The anesthesia does mess with your head for a good many hours afterward. I thought I was pretty much over it and clear-headed just a couple of hours afterward – but in the following several days, I discovered various memory holes and other evidence of how out-of-it I was for the rest of the day.
My brother drove me home after the exam. I told him where my parking place was (I thought), but he parked in the wrong spot. The following day, there was a complaint about parking in somebody else’s spot. I had no idea we were parked in the wrong spot.
There were several other such little odd-ball brain lapses like that, IIRC.
I’d expect that the drugs or combinations of them would make a difference. I was asleep about 2 seconds after they went in and fully alert 5 minutes after waking up. No memories of anything in between obviously, but that was it for me. Clear headed and alert beyond that.
I honestly felt perfectly fine within 20 minutes of waking up. I ripped off a few work e-mails on the way home and responded to texts, etc. When I reviewed everything last night, I noticed numerous errors. Very weird.
I take a medication that interfered with my sleep quite badly when I started taking it. My GP and Endocrinologist came up with a sleeping pill that wouldn’t interfere with the Pharmakinetics of the primary drug. It let me sleep, but I felt like a zombie ALL THE TIME. Luckily it got me through the worst of it and I figured out how to sleep without it. Propofol was nothing like that for me.
To put a bow on it, my weight was back to 173.5 lbs. this morning. That didn’t take long. Of course, being a fan of boxing, it’s not surprising to me. Boxers sometimes rehydrate upwards of 10 pounds the day after weigh-in.
The first worst part was, as everyone says, the prep.
Second worst part was avoiding fiber and red dye for multiple days (I went the paranoid route, and probably started avoiding fiber sooner than I needed to).
Third worst part was the “surprise” pregnancy test. No one else has mentioned it, so maybe I’m weird or my doctor’s practice is, but I’m a woman over 45 and under 50, who still has regular menstrual periods, and having answered “yes” to that question, I was handed a cup to pee in.

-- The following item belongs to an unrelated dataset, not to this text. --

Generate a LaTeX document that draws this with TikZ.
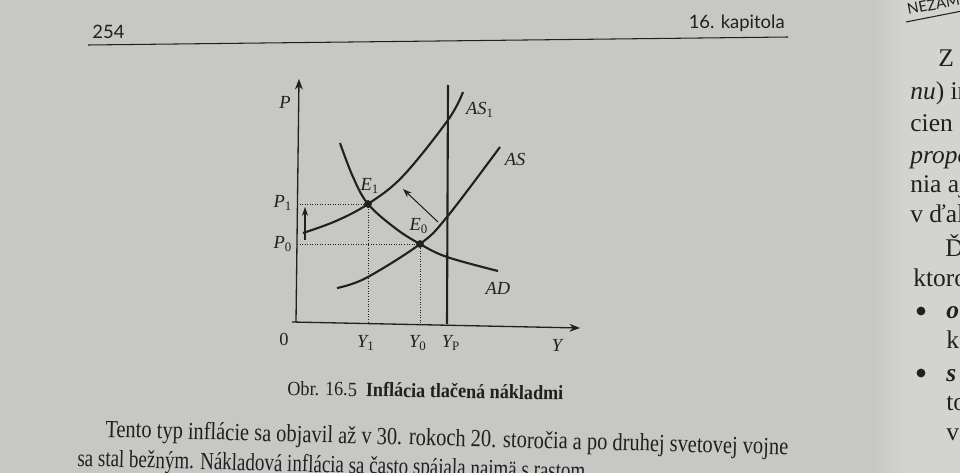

Having had very little to drink that wasn’t part of the official prep, and nothing in the two plus hours before arriving at the facility, I had my doubts as to whether I had any pee available. But I managed, and then was shown to my bed and signed a bunch of paperwork, and at some point in that, I was told that the pregnancy test was negative. Good, because I would have been rather boggled if it had been otherwise.
I resumed eating normally as soon as I got home from the procedure, and felt normal basically at once, but did refrain from doing anything that would might show lapses in judgement.
The colonoscopy was clear, so I’ve got ten years before I have to worry about it again, which makes me happy.
A word from my good SIL, an RN who has regular colonoscopies because of family history and other indicators. In BC, the most common “cleansing procedure” is, as others have reported above, the Jerry can with the freeze-dried Fresca at the bottom. It is regarded as a “better practice” because many people took the small glass or pills but did not follow the instructions to drink a lot of water after. So they were sent home without the procedure, wasting everyone’s time and money. So it may be a version of Covid behaviour: because some people won’t do the easy things, we all have to do the more burdensome things.
I highly recommend using s straw with that jerry can, so the liquid doesn’t hit your tongue. Or just a tiny bit in the back. Makes a huge difference. I didn’t find it too bad. The great thing was that it was quick. I started after 7PM, and finished before 11PM.